Tom Swatzel, who holds the South Carolina seat on the SAFMC, suggested a similar scenario in an e-mail, but with slightly different causes. Swatzel said he thought the amendment might be approved by June 1, but because of the late date, the SAFMC would not implement it for a week or so to give fishermen some time to come into compliance.
The important thing to understand is that on June 1, when the season reopens south of Cape Hatteras, the individual daily creel limit will be 15 fish, and this will continue for some yet unspecified length of time. North Carolina Sportsman and South Carolina Sportsman will continue to monitor this situation and report when a decision is reached and the reduced limits become effective. Black sea bass must be 12 inches long, total length.
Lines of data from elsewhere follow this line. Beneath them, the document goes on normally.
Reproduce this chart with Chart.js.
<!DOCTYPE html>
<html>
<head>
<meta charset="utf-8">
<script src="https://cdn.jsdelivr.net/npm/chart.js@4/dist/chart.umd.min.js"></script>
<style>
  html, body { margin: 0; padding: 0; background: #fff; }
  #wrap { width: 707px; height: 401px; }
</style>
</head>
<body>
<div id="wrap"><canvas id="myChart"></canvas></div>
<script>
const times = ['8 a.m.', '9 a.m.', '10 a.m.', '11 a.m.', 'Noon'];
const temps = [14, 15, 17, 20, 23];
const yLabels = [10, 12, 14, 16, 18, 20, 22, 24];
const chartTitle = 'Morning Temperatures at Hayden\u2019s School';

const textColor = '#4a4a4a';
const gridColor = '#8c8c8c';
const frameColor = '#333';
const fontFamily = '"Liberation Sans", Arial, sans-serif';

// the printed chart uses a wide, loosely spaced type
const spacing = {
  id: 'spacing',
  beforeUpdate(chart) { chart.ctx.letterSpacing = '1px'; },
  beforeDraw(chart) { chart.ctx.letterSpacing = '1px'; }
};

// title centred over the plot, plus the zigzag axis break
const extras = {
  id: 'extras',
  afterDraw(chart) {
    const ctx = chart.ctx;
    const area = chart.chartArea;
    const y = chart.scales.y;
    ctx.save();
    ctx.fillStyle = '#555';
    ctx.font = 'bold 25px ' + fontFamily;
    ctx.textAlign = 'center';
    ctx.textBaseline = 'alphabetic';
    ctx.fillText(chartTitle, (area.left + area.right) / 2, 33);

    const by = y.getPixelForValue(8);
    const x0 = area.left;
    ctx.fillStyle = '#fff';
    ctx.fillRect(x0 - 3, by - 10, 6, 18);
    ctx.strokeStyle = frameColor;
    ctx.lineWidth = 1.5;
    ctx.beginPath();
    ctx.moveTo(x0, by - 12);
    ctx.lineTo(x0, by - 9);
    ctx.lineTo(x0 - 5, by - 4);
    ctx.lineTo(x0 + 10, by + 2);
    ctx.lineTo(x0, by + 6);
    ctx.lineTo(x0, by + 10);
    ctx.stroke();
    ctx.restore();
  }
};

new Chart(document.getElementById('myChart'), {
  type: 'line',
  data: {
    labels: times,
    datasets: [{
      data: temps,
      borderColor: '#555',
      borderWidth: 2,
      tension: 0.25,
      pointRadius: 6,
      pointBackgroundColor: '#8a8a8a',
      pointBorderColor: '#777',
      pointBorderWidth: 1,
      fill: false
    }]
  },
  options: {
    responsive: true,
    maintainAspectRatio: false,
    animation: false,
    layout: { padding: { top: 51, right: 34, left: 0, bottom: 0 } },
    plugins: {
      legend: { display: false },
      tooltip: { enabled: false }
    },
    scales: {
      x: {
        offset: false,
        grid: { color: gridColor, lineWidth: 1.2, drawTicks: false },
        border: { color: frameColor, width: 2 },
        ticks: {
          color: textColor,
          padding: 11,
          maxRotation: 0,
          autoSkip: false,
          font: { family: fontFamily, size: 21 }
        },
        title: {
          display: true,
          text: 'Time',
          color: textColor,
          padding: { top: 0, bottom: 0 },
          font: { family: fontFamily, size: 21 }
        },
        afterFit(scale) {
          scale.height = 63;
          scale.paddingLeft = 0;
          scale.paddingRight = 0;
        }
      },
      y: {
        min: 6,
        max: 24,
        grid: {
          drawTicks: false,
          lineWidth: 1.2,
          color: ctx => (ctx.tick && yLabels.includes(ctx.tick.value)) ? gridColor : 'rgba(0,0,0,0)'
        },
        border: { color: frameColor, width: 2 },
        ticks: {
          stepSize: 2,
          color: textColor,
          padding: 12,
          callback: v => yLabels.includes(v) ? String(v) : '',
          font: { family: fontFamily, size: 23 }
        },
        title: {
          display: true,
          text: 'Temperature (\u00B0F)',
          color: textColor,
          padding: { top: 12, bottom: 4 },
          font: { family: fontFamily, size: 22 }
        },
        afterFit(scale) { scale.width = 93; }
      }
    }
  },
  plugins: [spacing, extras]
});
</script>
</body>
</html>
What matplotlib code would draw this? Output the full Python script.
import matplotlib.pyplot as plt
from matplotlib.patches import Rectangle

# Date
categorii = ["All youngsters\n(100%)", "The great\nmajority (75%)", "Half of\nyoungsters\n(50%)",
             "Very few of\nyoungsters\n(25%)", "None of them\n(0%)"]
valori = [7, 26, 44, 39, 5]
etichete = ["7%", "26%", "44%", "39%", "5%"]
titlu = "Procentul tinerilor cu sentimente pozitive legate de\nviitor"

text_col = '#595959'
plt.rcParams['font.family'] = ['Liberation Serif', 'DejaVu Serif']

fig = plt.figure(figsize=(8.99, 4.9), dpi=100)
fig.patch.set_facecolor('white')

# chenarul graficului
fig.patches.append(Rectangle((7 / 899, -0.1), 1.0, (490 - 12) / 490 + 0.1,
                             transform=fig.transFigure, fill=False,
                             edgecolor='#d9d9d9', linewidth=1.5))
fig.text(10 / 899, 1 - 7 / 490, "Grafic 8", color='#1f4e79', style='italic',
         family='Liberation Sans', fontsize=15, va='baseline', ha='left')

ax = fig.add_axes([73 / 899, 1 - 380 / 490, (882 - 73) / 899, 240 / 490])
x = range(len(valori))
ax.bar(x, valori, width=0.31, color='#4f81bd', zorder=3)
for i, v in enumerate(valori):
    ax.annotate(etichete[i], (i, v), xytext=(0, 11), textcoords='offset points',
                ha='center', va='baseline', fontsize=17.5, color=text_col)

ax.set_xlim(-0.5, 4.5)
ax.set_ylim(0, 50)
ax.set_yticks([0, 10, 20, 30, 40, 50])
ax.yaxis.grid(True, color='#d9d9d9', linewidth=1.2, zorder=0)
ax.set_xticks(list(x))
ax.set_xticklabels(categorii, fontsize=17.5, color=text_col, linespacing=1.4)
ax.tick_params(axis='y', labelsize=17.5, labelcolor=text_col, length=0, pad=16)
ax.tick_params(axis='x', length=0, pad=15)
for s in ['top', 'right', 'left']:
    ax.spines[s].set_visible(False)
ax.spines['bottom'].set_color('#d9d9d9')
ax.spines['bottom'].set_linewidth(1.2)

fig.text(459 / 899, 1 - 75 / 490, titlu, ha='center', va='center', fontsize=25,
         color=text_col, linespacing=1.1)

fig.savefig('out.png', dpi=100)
The 2011 recreational annual catch limit (ACL) for black sea bass south of Cape Hatteras is 409,000 pounds gutted weight. The 2011 season runs from June 1, 2011, until May 31, 2012. The 2010 season was closed on February 12, 2011. The commercial ACL for black sea bass is 309,000.
The reduction in the daily creel limit was proposed to prevent closures to the recreational fishery like earlier this year. Fishery managers say reducing the limit from 15 to five will not create the amount of reduction many fishermen believe is indicated. The managers say not every fisherman catches a limit, so the reduction will not be as great as first thought.
If black sea bass are overfished and the ACL is projected to be reached, the recreational fishery will be closed. If the ACL is exceeded, based on a 3-year running average of landings, the recreational ACL will be reduced the next year by the amount of the overage. For 2011, the average landings of 2010 and 2011 are used. For 2012 and beyond, the most recent 3-year running average is used.